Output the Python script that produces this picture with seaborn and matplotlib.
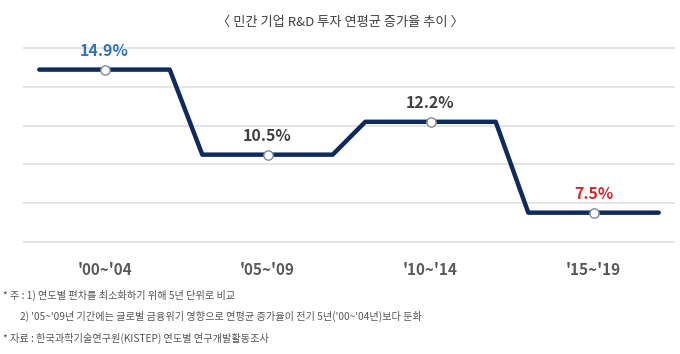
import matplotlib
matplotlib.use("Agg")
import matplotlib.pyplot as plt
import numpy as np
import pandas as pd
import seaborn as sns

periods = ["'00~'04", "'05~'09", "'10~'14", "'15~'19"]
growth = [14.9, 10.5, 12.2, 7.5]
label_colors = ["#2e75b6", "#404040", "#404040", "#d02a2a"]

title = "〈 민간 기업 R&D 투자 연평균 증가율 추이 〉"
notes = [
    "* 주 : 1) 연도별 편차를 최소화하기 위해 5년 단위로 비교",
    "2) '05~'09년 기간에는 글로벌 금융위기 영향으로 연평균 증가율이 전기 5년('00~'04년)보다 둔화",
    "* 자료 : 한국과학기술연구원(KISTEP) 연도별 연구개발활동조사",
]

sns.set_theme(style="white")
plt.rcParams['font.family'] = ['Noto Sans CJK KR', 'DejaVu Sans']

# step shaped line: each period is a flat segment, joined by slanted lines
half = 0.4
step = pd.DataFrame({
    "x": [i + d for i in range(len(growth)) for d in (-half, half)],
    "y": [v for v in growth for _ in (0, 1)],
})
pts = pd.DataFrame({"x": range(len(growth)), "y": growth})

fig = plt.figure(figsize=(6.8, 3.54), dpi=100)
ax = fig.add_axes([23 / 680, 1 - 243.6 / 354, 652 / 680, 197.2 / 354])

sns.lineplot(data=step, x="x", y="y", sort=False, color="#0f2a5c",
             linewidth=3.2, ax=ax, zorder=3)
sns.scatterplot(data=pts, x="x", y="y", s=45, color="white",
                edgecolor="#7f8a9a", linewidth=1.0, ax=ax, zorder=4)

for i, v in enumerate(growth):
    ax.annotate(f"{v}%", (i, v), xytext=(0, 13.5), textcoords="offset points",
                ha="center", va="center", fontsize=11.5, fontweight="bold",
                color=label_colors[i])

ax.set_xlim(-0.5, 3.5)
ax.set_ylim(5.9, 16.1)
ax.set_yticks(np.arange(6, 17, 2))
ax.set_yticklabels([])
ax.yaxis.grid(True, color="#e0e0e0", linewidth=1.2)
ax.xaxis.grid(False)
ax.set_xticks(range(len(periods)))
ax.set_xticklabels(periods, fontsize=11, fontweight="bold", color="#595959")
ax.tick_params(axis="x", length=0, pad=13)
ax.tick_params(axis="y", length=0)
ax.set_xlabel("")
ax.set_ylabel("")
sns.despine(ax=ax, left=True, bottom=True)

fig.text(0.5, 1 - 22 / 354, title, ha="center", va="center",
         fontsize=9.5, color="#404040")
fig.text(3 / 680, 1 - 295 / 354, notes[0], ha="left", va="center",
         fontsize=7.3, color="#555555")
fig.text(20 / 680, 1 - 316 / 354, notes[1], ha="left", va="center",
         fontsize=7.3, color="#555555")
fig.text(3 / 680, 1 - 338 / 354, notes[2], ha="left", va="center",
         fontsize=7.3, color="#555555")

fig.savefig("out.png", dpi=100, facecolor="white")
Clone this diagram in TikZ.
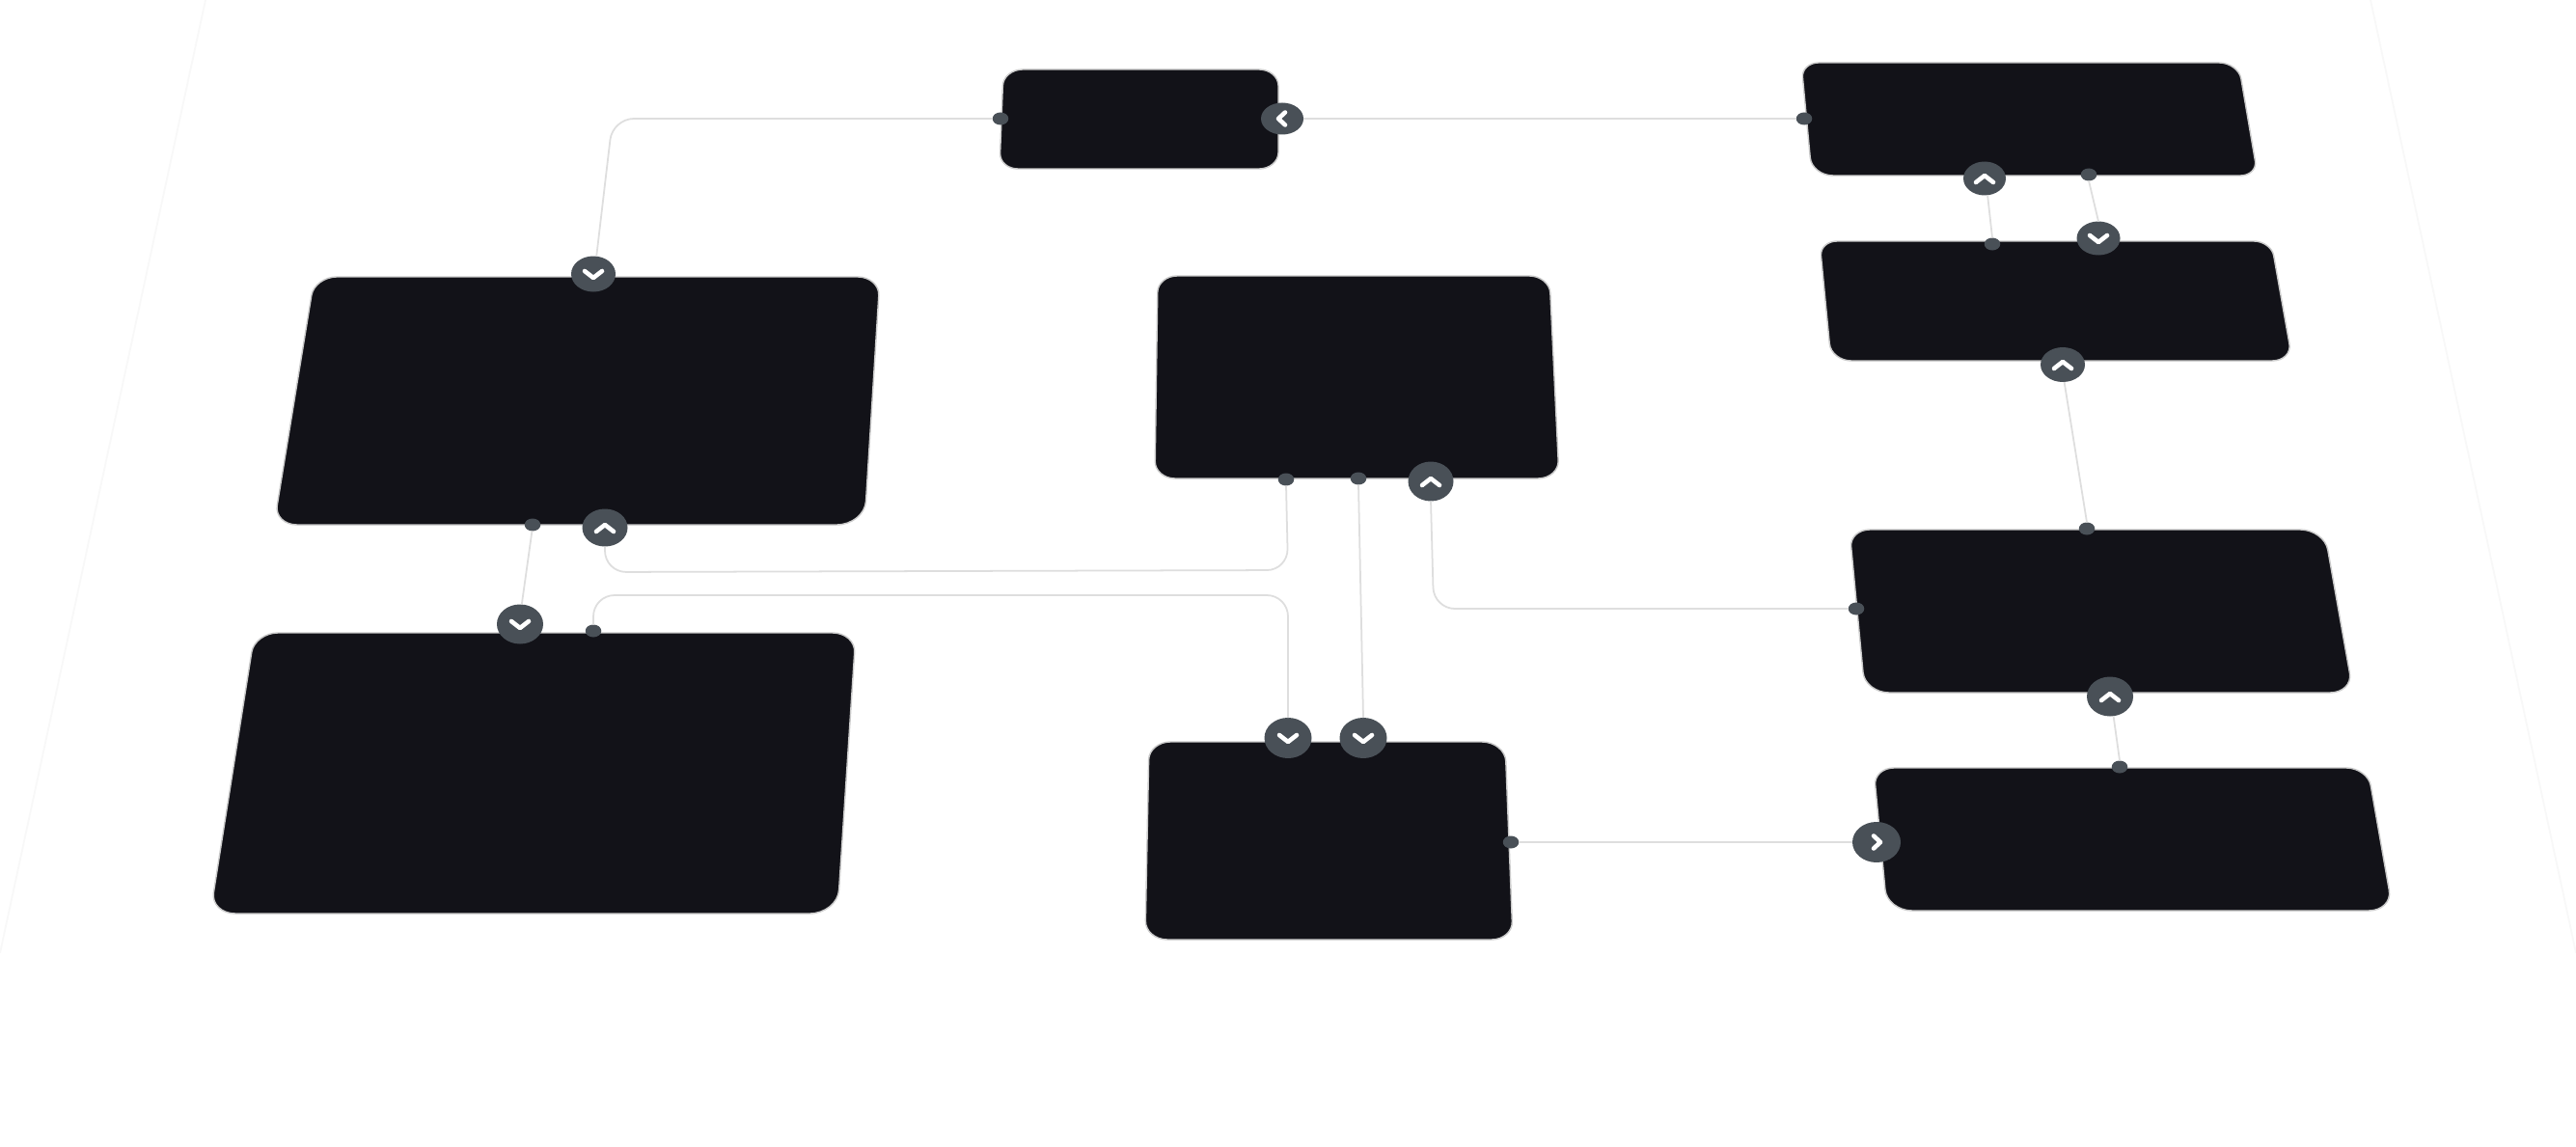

◇ ◇ ◇ ◇ ◇

- **TASK INSTRUCTIONS**: The records above are to be restated exactly, without their pictures.

- **TASK RESULT**:
Output the Python script that produces this picture with seaborn and matplotlib.
import matplotlib
matplotlib.use("Agg")
import matplotlib.pyplot as plt
import numpy as np
import pandas as pd
import seaborn as sns

periods = ["'00~'04", "'05~'09", "'10~'14", "'15~'19"]
growth = [14.9, 10.5, 12.2, 7.5]
label_colors = ["#2e75b6", "#404040", "#404040", "#d02a2a"]

title = "〈 민간 기업 R&D 투자 연평균 증가율 추이 〉"
notes = [
    "* 주 : 1) 연도별 편차를 최소화하기 위해 5년 단위로 비교",
    "2) '05~'09년 기간에는 글로벌 금융위기 영향으로 연평균 증가율이 전기 5년('00~'04년)보다 둔화",
    "* 자료 : 한국과학기술연구원(KISTEP) 연도별 연구개발활동조사",
]

sns.set_theme(style="white")
plt.rcParams['font.family'] = ['Noto Sans CJK KR', 'DejaVu Sans']

# step shaped line: each period is a flat segment, joined by slanted lines
half = 0.4
step = pd.DataFrame({
    "x": [i + d for i in range(len(growth)) for d in (-half, half)],
    "y": [v for v in growth for _ in (0, 1)],
})
pts = pd.DataFrame({"x": range(len(growth)), "y": growth})

fig = plt.figure(figsize=(6.8, 3.54), dpi=100)
ax = fig.add_axes([23 / 680, 1 - 243.6 / 354, 652 / 680, 197.2 / 354])

sns.lineplot(data=step, x="x", y="y", sort=False, color="#0f2a5c",
             linewidth=3.2, ax=ax, zorder=3)
sns.scatterplot(data=pts, x="x", y="y", s=45, color="white",
                edgecolor="#7f8a9a", linewidth=1.0, ax=ax, zorder=4)

for i, v in enumerate(growth):
    ax.annotate(f"{v}%", (i, v), xytext=(0, 13.5), textcoords="offset points",
                ha="center", va="center", fontsize=11.5, fontweight="bold",
                color=label_colors[i])

ax.set_xlim(-0.5, 3.5)
ax.set_ylim(5.9, 16.1)
ax.set_yticks(np.arange(6, 17, 2))
ax.set_yticklabels([])
ax.yaxis.grid(True, color="#e0e0e0", linewidth=1.2)
ax.xaxis.grid(False)
ax.set_xticks(range(len(periods)))
ax.set_xticklabels(periods, fontsize=11, fontweight="bold", color="#595959")
ax.tick_params(axis="x", length=0, pad=13)
ax.tick_params(axis="y", length=0)
ax.set_xlabel("")
ax.set_ylabel("")
sns.despine(ax=ax, left=True, bottom=True)

fig.text(0.5, 1 - 22 / 354, title, ha="center", va="center",
         fontsize=9.5, color="#404040")
fig.text(3 / 680, 1 - 295 / 354, notes[0], ha="left", va="center",
         fontsize=7.3, color="#555555")
fig.text(20 / 680, 1 - 316 / 354, notes[1], ha="left", va="center",
         fontsize=7.3, color="#555555")
fig.text(3 / 680, 1 - 338 / 354, notes[2], ha="left", va="center",
         fontsize=7.3, color="#555555")

fig.savefig("out.png", dpi=100, facecolor="white")
Clone this diagram in TikZ.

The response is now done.